— PROBLEM DESCRIPTION —
Retype the data that follows line by line, exactly, and leave its pictures out.

— DATA EXCERPT —
+ + + + +

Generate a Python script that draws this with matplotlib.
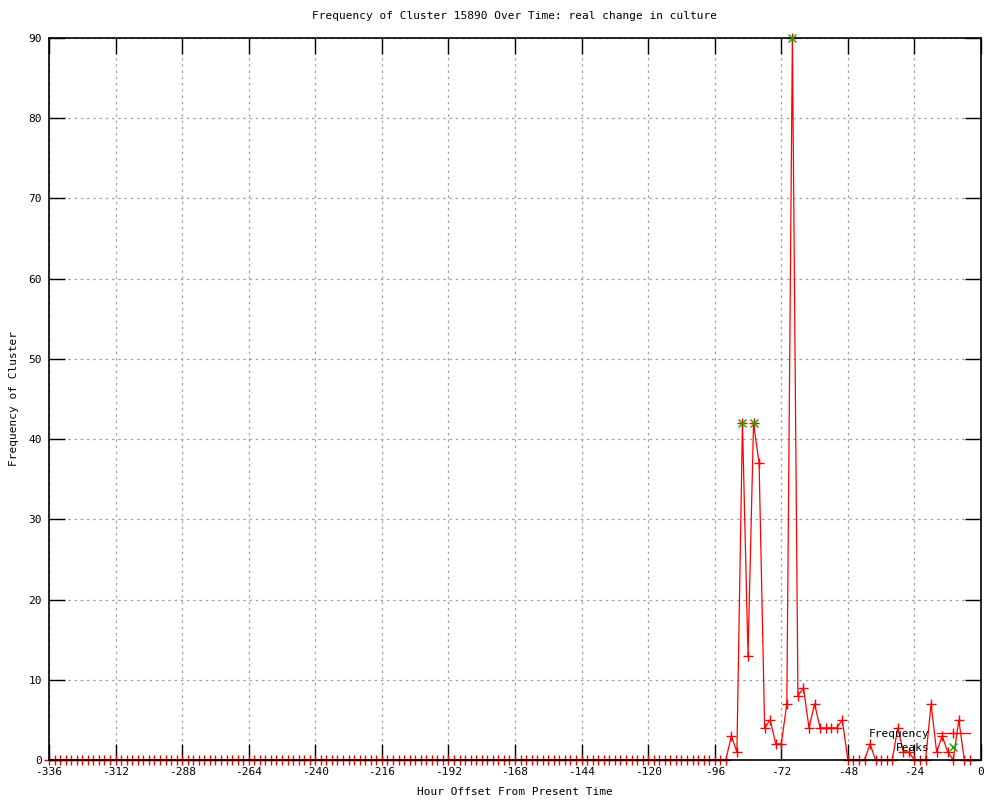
import numpy as np
import matplotlib
matplotlib.use('Agg')
import matplotlib.pyplot as plt

# hour offsets, every 2 hours
hours = list(range(-336, -2, 2))
# non-zero counts; everything else is 0
nonzero = {
    -90: 3, -88: 1, -86: 42, -84: 13, -82: 42, -80: 37, -78: 4, -76: 5,
    -74: 2, -72: 2, -70: 7, -68: 90, -66: 8, -64: 9, -62: 4, -60: 7,
    -58: 4, -56: 4, -54: 4, -52: 4, -50: 5, -40: 2, -30: 4, -28: 1,
    -26: 1, -18: 7, -16: 1, -14: 3, -12: 1, -8: 5,
}
freq = [nonzero.get(h, 0) for h in hours]

peak_hours = [-86, -82, -68]
peak_vals = [42, 42, 90]

x_ticks = list(range(-336, 1, 24))
y_ticks = list(range(0, 91, 10))


def main():
    plt.rcParams['font.family'] = ['DejaVu Sans Mono']
    plt.rcParams['font.size'] = 8
    plt.rcParams['axes.unicode_minus'] = False

    fig = plt.figure(figsize=(10, 8), dpi=100)
    ax = fig.add_axes([0.049, 0.05, 0.932, 0.9025])

    ax.plot(hours, freq, color='red', lw=0.9, marker='+', ms=7, mew=1.0,
            label='Frequency', clip_on=False, zorder=2)
    ax.plot(peak_hours, peak_vals, ls='none', color='#00b000', marker='x',
            ms=6, mew=1.0, label='Peaks', clip_on=False, zorder=4)

    ax.set_xlim(-336, 0)
    ax.set_ylim(0, 90)
    ax.set_xticks(x_ticks)
    ax.set_yticks(y_ticks)
    ax.tick_params(direction='in', length=11.5, width=1, top=True, right=True,
                   labeltop=False, labelright=False, pad=5)
    ax.grid(True, color='#a0a0a0', ls=(0, (2, 3)), lw=0.9)
    for s in ax.spines.values():
        s.set_linewidth(1.2)
        s.set_zorder(3)

    ax.set_title('Frequency of Cluster 15890 Over Time: real change in culture',
                 fontsize=8, pad=14)
    ax.set_xlabel('Hour Offset From Present Time', labelpad=7)
    ax.set_ylabel('Frequency of Cluster', labelpad=7)

    ax.legend(loc='lower right', bbox_to_anchor=(1.0, -0.006),
              frameon=False, markerfirst=False, handlelength=3.0,
              handletextpad=0.6, labelspacing=0.35, borderaxespad=0.6)

    fig.savefig('out.png', dpi=100)


if __name__ == '__main__':
    main()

+ + + + +

— FULL OUTPUT —
Generate a Python script that draws this with matplotlib.
import numpy as np
import matplotlib
matplotlib.use('Agg')
import matplotlib.pyplot as plt

# hour offsets, every 2 hours
hours = list(range(-336, -2, 2))
# non-zero counts; everything else is 0
nonzero = {
    -90: 3, -88: 1, -86: 42, -84: 13, -82: 42, -80: 37, -78: 4, -76: 5,
    -74: 2, -72: 2, -70: 7, -68: 90, -66: 8, -64: 9, -62: 4, -60: 7,
    -58: 4, -56: 4, -54: 4, -52: 4, -50: 5, -40: 2, -30: 4, -28: 1,
    -26: 1, -18: 7, -16: 1, -14: 3, -12: 1, -8: 5,
}
freq = [nonzero.get(h, 0) for h in hours]

peak_hours = [-86, -82, -68]
peak_vals = [42, 42, 90]

x_ticks = list(range(-336, 1, 24))
y_ticks = list(range(0, 91, 10))


def main():
    plt.rcParams['font.family'] = ['DejaVu Sans Mono']
    plt.rcParams['font.size'] = 8
    plt.rcParams['axes.unicode_minus'] = False

    fig = plt.figure(figsize=(10, 8), dpi=100)
    ax = fig.add_axes([0.049, 0.05, 0.932, 0.9025])

    ax.plot(hours, freq, color='red', lw=0.9, marker='+', ms=7, mew=1.0,
            label='Frequency', clip_on=False, zorder=2)
    ax.plot(peak_hours, peak_vals, ls='none', color='#00b000', marker='x',
            ms=6, mew=1.0, label='Peaks', clip_on=False, zorder=4)

    ax.set_xlim(-336, 0)
    ax.set_ylim(0, 90)
    ax.set_xticks(x_ticks)
    ax.set_yticks(y_ticks)
    ax.tick_params(direction='in', length=11.5, width=1, top=True, right=True,
                   labeltop=False, labelright=False, pad=5)
    ax.grid(True, color='#a0a0a0', ls=(0, (2, 3)), lw=0.9)
    for s in ax.spines.values():
        s.set_linewidth(1.2)
        s.set_zorder(3)

    ax.set_title('Frequency of Cluster 15890 Over Time: real change in culture',
                 fontsize=8, pad=14)
    ax.set_xlabel('Hour Offset From Present Time', labelpad=7)
    ax.set_ylabel('Frequency of Cluster', labelpad=7)

    ax.legend(loc='lower right', bbox_to_anchor=(1.0, -0.006),
              frameon=False, markerfirst=False, handlelength=3.0,
              handletextpad=0.6, labelspacing=0.35, borderaxespad=0.6)

    fig.savefig('out.png', dpi=100)


if __name__ == '__main__':
    main()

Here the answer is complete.